Michniewicz przed meczem z Legią: Nie będziemy grali na remis
asinfo
- Musimy być przygotowani na to, że w niedzielę trzeba będzie cierpieć na boisku, by osiągnąć dobry wynik. „Wojskowi” potrafią narzucić bardzo wysokie tempo. Legia u siebie i Legia na wyjazdach to zupełnie dwie różne drużyny – mówił na konferencji przed meczem szkoleniowiec Dumy Pomorza – Czesław Michniewicz.


Dalsza część tekstu pod wideo
Pogoń zagra w niedzielę przeciwko Legii, która chce przypieczętować zwycięstwem tytuł mistrzowski. - Ostatni mecz gramy na Łazienkowskiej i wiemy, że to bardzo ważny mecz z punktu widzenia całego sezonu. My będziemy walczyć o piątą, najwyższą możliwą dla nas lokatę. Chcemy skoncentrować się na swoich atutach, szanujemy przeciwnika, wiemy czego się możemy po nich spodziewać. Będzie pełny stadion i wspaniała atmosfera. Przede wszystkim chcemy zagrać dobrze dla siebie, dla Szczecina i naszych kibiców. Nie będziemy wdawać się w żadne gierki – zaznaczał Michniewicz cytowany przez oficjalną witrynę klubową.


Prawdopodobne, że do kadry meczowej wróci Sebastian Rudol, który pauzował w ostatnich spotkaniach ze względu na uraz. - Walczy z czasem. Bardzo nam zależy, żeby pojechał z nami do Warszawy. Ten wyjazd to nagroda za udany sezon dla niego, jak i dla wszystkich zawodników, których zabierzemy do stolicy. Poza tymi nieszczęsnymi siedmioma minutami z Zagłębiem, walczyliśmy do końca o podium, o puchary – twierdzi trener.


W niedzielnej potyczce szansę gry może otrzymać także Wladimer Dwaliszwili – były zawodnik Legii, który dzisiaj otrzymał powołanie do kadry narodowej swojego kraju. – „Władek” przeżył fajną przygodę w Legii i Polonii, dla niego będzie miło zagrać na Łazienkowskiej. „Lado” może być pewny pierwszej jedenastki. Z Cracovią czy z Piastem pokazał się z dobrej strony. Dużo zmieniło się w jego grze „in plus”. Został też powołany do reprezentacji, jest w dobrej formie fizycznej oraz psychicznej – chwalił trener. 
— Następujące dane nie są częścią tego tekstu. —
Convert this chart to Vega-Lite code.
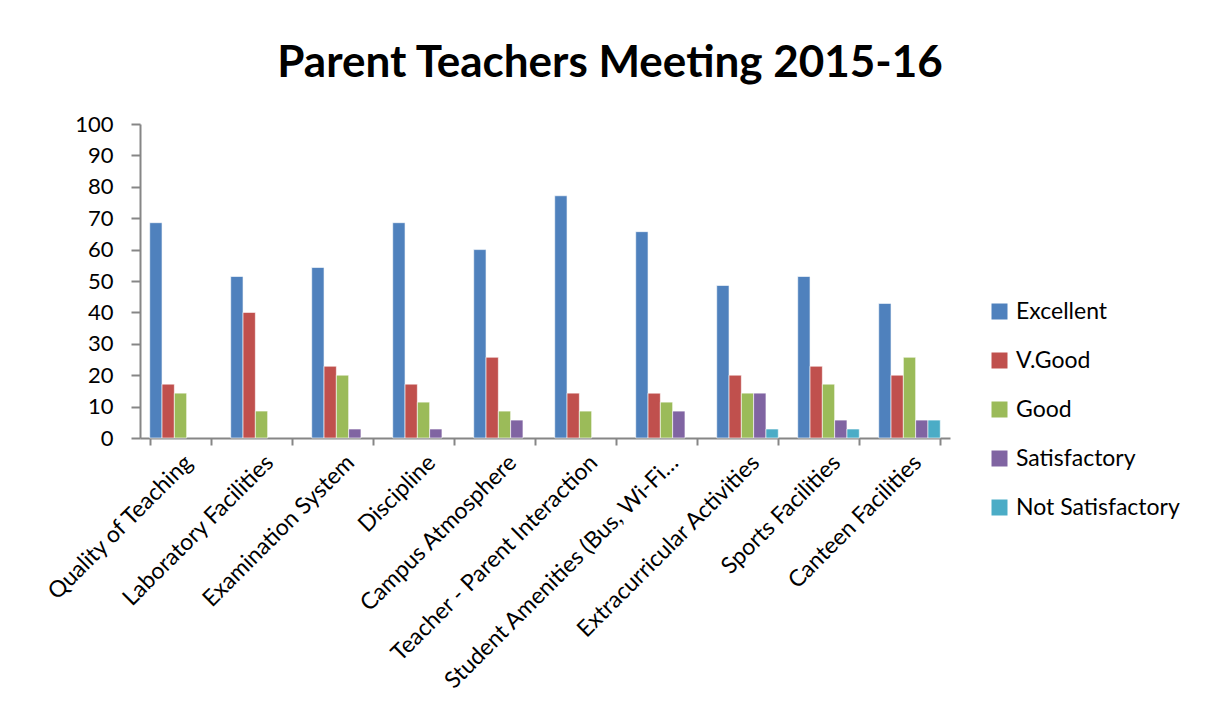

- Nie będziemy grać na remis, nie będziemy murować bramki i nie chcemy się cofać. Pierwsze minuty będą bardzo trudne i gdy przetrwamy ten początek, to będzie nam się grało troszeczkę łatwiej. Musimy dorównać Legii. Oczywiście Legia jest faworytem, wszystkie atuty są po ich stronie. Są liderem, mają szeroką kadrę, wielu reprezentantów. Są też o krok od tytułu, ale ten ostatni krok jest zawsze najtrudniejszy. Nie nastawiamy się na konkretny element taktyki. Liczę na to, że w Warszawie pokażemy dobrą grę – zakończył swoją wypowiedź były opiekun poznańskiego Lecha.